37. Впрочем, из этого, весьма печального, в каком-то смысле, факта можно сделать, весьма обнадеживающий и нетривиальный вывод: если проблема не в «рецепторике» как таковой, а лишь в наличии у нас соответствующей интенции (соответствующего вопрошания или озадаченности, интеллектуального голода и нехватки), то даже наши полтора килограмма нервных клеток оказываются вполне себе функциональной машиной.
Проблема, в «объяснительных моделях» и тех самых «аппроксимирующих паттернах» (динамических стереотипах), которые мы используем. То есть, в том, что мы обычно считаем своим «знанием» и «познанием».

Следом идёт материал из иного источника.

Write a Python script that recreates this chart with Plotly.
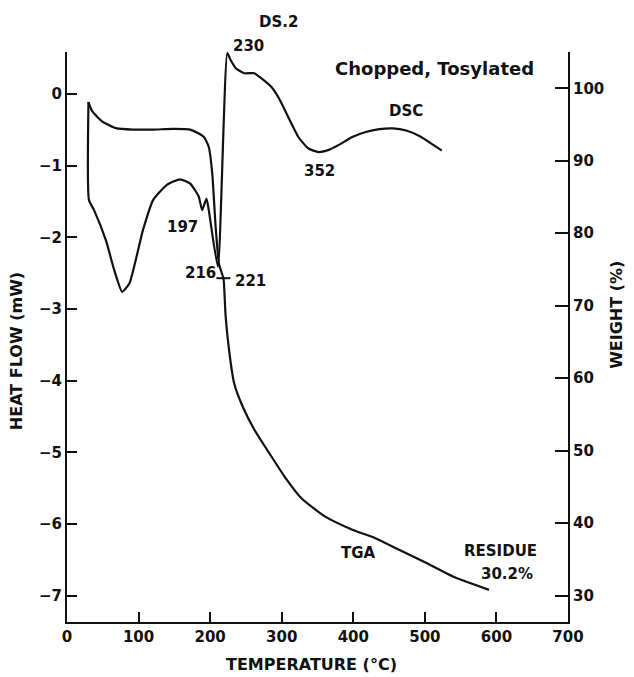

Именно эти «фундаментальные фикции» нам и следует переосмыслить: не «знание» и «познание», как таковые, являются нашим инструментом взаимодействия с реальностью, а те состояния, которые мы можем побуждать в своем мозге с помощью практик инициированного незнания («Я знаю, что я ничего не знаю») и длимой озадаченности («Что происходит на самом деле?»), сопровождающейся сбором фактов и практиками реконструкции реальности, разрабатываемых методологией мышления.
Остановимся на этом подробнее: если то, как мы взаимодействуем с реальностью, и, соответственно, те факты, которые мы можем из нее извлечь, определяется предустановленными в нас интенциями, то очевидно, что мы не можем заметить искажений, происходящих при сборе фактов.
То есть, сами наши фактические действия, как выясняется, нам совершенно неочевидны: вместо того, чтобы познавать реальность, мы реализуем какие-то иные свои интенции, которые не идентифицируем как движущие нами (и нашим «познанием») силы. Впрочем, мы опознаем их вот таким вот обобщенным и сомнительным образом – как «акт познания».
Именно поэтому методологические «практики» оказываются куда важнее «знаний» и «познания»: если реальность действительно не сокрыта от нас (а было бы странно нечто иное – кому и зачем понадобилось бы ее от нас скрывать?), то вопрос лишь в том, сможем ли мы сорвать с нее покров «очевидности», и насколько внимательно будем в нее затем вглядываться.
Парадоксальность ситуации, таким образом, в том, что нам надлежит угадывать «несокрытое», которое мы сами же от себя и скрываем.
38. Нам кажется, например, что язык представляет собой достаточно простую конструкцию: какие-то слова обозначают предметы (существительные), какие-то – действия этих предметов (глаголы), а какие-то – их признаки (прилагательные). Плюс еще чуточку разных нюансов – личные имена, местоимения, деепричастные обороты и т. д.
Стивен Пинкер показал, насколько подобные рассуждения наивны. Язык, как выясняется, представляет собой куда более сложную структуру: в действительности, за понятиями, которые мы используем, кроется наше понимание причинности (казуальности), целей (намерений), пространственных и временных отношений и т. д.[125]
Иными словами, Пинкер как бы говорит нам: есть то, как вы привыкли понимать язык, потому что это простая и удобная схема с существительными, глаголами, прилагательными и т. д., но на самом деле, язык детерминирован куда более фундаментальными принципами, которые мы не замечаем, хотя именно они, как оказывается, точно указывают на то, кто мы есть, и каким образом мы организуем мир вокруг себя.